[Task instructions] Copy all lines below containing "this".

## Begin Dataset

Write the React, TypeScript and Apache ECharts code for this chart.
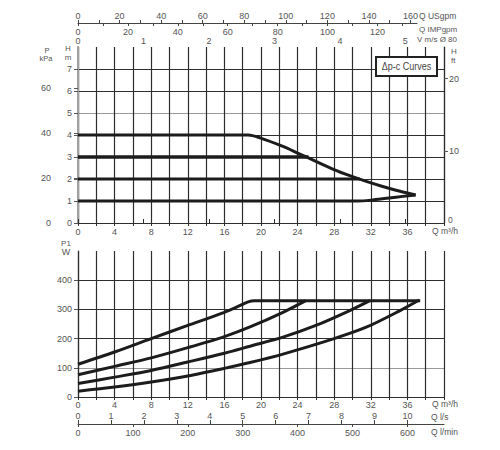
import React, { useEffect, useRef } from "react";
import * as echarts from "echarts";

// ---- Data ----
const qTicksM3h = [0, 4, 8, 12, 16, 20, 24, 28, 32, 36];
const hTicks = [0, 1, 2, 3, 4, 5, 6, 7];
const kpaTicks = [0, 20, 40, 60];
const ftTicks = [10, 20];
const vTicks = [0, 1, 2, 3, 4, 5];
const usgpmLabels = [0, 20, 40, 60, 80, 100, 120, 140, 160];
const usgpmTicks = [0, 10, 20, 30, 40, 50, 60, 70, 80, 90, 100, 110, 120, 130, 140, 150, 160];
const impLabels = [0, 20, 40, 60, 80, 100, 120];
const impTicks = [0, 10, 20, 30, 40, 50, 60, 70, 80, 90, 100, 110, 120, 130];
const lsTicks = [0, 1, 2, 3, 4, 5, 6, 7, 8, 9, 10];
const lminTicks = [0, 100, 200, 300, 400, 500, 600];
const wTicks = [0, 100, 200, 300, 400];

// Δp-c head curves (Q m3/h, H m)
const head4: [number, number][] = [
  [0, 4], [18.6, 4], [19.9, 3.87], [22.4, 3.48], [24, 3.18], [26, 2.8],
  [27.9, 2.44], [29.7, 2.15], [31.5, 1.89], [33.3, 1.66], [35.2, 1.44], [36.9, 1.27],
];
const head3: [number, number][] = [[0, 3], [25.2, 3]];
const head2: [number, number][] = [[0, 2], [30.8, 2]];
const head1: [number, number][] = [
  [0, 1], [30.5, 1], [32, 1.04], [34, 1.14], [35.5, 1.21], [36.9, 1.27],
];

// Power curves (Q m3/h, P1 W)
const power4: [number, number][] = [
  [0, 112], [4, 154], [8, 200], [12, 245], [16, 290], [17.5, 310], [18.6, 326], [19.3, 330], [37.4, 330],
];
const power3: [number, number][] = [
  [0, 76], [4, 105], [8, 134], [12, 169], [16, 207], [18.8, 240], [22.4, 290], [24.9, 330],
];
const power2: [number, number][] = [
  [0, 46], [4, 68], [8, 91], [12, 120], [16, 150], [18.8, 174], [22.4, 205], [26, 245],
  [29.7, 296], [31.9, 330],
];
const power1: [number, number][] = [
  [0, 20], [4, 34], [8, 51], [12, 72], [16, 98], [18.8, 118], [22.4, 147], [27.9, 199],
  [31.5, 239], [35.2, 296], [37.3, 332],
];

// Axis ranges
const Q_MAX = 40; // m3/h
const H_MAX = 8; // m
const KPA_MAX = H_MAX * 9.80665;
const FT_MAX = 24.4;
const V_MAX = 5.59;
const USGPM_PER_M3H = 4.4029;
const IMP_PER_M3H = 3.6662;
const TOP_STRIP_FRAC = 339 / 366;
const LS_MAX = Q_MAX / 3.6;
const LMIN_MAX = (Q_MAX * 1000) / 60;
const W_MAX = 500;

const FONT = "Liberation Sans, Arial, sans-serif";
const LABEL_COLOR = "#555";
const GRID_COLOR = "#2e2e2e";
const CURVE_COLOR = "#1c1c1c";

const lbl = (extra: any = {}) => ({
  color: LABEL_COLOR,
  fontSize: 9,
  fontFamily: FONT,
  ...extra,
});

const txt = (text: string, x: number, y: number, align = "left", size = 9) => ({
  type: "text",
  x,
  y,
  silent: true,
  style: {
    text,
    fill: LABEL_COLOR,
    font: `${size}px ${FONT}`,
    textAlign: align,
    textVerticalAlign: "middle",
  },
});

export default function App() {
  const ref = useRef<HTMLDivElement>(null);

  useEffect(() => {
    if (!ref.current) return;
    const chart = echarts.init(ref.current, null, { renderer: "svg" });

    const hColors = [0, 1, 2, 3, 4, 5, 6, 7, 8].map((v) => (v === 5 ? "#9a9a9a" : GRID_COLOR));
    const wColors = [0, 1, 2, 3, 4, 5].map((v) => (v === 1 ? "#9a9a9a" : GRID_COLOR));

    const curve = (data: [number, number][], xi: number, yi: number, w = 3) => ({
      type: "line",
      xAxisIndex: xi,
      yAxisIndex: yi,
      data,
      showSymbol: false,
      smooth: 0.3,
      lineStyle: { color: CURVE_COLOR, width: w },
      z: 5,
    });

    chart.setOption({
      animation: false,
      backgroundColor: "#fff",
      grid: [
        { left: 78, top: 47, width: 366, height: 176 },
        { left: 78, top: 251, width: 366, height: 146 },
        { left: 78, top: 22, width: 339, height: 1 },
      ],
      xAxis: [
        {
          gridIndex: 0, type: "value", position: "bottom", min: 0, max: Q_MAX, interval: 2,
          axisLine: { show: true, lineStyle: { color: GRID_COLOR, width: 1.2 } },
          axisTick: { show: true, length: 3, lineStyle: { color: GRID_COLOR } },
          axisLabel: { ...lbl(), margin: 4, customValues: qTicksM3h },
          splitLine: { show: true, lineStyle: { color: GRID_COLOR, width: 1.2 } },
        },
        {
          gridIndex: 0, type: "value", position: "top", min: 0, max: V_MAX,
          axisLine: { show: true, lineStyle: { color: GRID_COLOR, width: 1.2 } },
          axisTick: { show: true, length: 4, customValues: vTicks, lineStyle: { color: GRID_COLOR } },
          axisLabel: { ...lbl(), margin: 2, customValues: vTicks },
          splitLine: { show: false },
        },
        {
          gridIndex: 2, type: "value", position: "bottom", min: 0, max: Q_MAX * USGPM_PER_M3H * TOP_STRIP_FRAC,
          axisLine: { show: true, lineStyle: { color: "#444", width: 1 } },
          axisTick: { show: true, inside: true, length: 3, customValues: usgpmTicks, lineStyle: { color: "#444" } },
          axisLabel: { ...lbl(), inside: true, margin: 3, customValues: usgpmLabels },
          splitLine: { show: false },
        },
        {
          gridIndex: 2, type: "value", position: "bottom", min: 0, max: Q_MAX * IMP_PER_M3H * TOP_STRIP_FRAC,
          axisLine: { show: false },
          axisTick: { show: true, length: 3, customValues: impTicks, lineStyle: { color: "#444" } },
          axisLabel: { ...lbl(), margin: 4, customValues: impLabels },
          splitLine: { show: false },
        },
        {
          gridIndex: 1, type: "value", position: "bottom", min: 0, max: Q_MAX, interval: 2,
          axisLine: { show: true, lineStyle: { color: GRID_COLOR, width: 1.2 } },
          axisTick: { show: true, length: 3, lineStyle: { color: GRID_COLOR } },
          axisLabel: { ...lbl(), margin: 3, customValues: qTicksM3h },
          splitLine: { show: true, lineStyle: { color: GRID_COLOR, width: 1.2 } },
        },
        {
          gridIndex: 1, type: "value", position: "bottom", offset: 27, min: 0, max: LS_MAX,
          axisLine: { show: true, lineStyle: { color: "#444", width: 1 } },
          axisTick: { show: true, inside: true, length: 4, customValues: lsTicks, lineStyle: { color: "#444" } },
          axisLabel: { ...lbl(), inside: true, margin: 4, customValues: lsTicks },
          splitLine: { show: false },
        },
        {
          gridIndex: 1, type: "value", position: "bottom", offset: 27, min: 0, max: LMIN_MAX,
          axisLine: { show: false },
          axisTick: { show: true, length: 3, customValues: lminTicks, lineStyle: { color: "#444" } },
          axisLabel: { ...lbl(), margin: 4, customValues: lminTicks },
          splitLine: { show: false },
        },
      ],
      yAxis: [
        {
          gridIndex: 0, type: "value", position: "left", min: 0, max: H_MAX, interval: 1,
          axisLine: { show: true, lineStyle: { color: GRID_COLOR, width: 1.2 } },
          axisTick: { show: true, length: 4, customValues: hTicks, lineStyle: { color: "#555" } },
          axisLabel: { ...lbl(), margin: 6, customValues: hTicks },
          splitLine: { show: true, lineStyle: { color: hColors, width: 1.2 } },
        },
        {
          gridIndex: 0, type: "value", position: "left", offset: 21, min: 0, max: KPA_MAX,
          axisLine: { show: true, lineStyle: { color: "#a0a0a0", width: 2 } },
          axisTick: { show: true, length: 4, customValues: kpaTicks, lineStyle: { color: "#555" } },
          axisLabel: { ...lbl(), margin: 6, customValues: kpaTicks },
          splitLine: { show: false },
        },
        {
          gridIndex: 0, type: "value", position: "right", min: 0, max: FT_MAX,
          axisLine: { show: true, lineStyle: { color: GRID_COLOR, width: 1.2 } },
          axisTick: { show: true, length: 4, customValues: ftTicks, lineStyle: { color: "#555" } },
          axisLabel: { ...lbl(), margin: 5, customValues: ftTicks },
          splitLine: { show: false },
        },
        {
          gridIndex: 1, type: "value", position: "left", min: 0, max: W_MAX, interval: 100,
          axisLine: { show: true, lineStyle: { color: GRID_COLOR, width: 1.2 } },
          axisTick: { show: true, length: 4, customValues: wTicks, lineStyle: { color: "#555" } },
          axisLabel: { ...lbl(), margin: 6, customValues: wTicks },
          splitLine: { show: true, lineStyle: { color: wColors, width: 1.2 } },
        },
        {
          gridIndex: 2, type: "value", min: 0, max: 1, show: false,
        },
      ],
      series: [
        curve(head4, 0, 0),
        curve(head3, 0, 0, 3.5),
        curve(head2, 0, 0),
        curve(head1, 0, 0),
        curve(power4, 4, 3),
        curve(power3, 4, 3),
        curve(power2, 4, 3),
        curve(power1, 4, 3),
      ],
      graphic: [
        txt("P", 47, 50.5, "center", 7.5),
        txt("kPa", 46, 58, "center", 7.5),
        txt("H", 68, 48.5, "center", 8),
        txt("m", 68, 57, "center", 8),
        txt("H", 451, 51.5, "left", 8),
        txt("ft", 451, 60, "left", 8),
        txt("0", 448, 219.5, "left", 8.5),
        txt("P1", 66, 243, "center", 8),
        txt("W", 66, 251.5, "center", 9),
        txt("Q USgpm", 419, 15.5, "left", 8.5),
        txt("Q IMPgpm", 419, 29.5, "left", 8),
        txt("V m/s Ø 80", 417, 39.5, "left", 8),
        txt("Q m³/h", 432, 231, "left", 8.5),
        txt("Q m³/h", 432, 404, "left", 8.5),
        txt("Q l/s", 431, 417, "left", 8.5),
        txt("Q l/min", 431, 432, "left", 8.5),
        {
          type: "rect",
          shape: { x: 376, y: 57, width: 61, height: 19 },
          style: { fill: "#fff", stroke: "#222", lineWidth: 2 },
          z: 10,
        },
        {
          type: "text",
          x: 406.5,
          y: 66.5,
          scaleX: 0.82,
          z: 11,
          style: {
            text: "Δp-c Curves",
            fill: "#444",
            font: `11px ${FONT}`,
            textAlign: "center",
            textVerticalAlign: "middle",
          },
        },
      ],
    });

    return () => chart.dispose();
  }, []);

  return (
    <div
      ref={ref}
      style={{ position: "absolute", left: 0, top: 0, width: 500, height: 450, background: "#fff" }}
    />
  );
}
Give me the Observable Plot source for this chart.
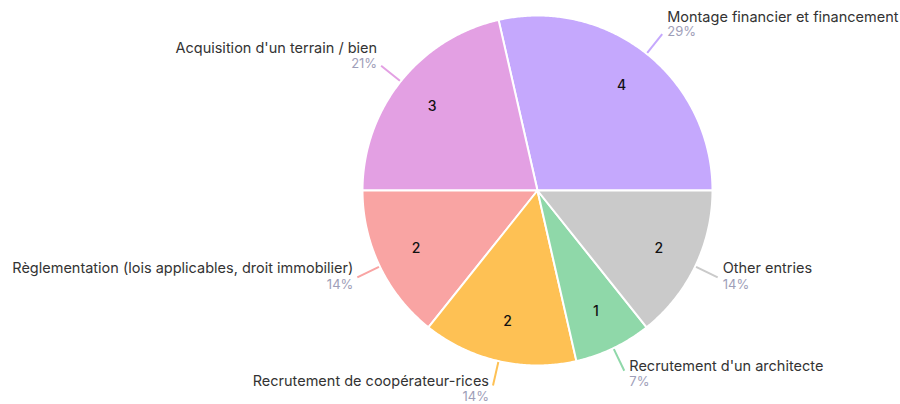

## End Dataset

[Solution below]
Write the React, TypeScript and Apache ECharts code for this chart.
Give me the Observable Plot source for this chart.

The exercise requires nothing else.